Но Бормотов не верит глазам своим — тем самым глазам, которые некогда были носителями неуклонного государственного взора.
Сокровенный человек
Этой повестью я обязан своему бывшему товарищу Ф.Е. Пухову и тов. Тольскому, комиссару Новороссийского десанта в тыл Врангеля.
Фома Пухов не одарен чувствительностью: он на гробе жены вареную колбасу резал, проголодавшись вследствие отсутствия хозяйки.
— Естество свое берет! — заключил Пухов по этому вопросу.
После погребения жены Пухов лег спать, потому что сильно исхлопотался и намаялся. Проснувшись, он захотел квасу, но квас весь вышел за время болезни жены — и нет теперь заботчика о продовольствии. Тогда Пухов закурил — для ликвидации жажды. Не успел он докурить, а уж к нему кто-то громко постучал беспрекословной рукой.

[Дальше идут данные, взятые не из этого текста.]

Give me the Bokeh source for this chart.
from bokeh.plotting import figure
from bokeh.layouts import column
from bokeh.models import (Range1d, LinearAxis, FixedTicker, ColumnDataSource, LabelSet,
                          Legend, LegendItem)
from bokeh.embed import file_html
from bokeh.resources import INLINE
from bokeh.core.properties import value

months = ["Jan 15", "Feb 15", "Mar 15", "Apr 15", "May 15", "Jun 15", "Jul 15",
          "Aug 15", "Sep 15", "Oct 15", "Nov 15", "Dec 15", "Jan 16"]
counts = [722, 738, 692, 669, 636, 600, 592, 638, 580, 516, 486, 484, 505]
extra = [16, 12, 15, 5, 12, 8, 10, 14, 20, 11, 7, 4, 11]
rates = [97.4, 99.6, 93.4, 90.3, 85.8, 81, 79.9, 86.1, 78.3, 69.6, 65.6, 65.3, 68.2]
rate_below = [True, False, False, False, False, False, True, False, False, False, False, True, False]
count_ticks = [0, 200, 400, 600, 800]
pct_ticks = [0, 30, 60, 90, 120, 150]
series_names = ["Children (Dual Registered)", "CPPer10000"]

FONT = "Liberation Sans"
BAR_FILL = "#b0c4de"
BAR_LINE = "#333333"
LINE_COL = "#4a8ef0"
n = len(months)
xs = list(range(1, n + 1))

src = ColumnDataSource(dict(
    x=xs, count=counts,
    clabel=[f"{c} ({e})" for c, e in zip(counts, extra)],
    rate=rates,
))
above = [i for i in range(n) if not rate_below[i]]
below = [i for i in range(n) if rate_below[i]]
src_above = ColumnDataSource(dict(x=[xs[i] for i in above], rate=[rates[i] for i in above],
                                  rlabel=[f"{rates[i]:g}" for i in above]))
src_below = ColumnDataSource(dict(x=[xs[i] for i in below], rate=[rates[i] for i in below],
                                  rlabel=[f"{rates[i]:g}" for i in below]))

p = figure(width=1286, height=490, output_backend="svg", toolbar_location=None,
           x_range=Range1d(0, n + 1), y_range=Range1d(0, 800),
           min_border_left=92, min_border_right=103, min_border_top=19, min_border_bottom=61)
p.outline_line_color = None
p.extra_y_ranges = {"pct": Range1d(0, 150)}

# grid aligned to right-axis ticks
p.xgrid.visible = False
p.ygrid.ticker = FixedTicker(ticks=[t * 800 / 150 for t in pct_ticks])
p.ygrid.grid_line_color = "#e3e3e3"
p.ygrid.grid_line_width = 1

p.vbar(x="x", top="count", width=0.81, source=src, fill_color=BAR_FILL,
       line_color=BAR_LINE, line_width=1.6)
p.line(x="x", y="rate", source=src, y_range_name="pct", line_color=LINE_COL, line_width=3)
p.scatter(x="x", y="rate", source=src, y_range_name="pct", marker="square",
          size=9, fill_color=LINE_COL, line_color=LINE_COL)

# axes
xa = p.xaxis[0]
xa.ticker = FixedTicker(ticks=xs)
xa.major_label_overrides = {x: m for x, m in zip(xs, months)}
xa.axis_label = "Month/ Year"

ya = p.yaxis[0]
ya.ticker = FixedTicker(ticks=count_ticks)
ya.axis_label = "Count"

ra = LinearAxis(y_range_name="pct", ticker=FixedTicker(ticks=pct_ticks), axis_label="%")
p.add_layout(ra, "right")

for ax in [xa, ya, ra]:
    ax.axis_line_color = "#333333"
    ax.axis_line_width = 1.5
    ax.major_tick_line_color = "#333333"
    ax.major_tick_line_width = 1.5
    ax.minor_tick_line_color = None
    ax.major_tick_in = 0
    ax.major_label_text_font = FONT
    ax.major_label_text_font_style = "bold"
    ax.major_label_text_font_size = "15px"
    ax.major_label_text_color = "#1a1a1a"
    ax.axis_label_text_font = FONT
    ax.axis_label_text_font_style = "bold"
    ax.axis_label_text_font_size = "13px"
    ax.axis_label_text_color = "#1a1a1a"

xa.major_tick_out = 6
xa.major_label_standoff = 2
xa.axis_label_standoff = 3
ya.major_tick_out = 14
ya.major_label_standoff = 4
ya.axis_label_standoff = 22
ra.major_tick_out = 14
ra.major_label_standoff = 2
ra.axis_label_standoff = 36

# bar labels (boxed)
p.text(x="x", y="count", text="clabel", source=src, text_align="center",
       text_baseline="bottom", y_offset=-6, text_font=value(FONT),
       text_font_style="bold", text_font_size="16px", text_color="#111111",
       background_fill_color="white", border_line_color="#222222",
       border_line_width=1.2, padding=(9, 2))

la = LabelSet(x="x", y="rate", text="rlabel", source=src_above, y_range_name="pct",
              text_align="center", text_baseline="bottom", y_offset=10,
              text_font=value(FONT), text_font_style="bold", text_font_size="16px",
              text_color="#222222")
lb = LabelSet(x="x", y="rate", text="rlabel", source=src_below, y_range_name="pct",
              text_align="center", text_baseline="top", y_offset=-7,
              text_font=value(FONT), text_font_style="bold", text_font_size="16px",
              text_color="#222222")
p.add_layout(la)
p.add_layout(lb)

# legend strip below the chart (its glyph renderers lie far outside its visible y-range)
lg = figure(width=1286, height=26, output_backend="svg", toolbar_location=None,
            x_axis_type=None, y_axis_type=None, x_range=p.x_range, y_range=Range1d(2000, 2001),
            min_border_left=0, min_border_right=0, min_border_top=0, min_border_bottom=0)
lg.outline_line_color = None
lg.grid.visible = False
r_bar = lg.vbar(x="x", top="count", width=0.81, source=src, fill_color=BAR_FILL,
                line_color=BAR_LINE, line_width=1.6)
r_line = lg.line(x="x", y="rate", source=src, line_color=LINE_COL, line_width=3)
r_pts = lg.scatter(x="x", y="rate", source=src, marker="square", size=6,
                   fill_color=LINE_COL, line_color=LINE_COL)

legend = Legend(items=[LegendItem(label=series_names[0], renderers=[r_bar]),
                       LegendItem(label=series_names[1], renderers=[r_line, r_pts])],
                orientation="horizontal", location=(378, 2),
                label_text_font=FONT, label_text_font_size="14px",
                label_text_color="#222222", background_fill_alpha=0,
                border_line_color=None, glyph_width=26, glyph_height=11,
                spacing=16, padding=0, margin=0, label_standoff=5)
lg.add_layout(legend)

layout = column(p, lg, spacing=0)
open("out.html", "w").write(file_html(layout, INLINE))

— Кто? — крикнул Пухов, разваливая тело для последнего потягивания. — Погоревать не дадут, сволочи!
Однако дверь отворил: может, с делом человек пришел.
Вошел сторож из конторы начальника дистанции.
— Фома Егорыч, — путевка! Распишитесь в графе! Опять метет — поезда станут.
Расписавшись, Фома Егорыч поглядел в окно: действительно, начиналась метель, и ветер уже посвистывал над печной вьюшкой. Сторож ушел, а Фома Егорыч загоревал, подслушивая свирепеющую вьюгу, — и от скуки, и от бесприютности без жены.
— Все совершается по законам природы, — удостоверил он самому себе и немного успокоился.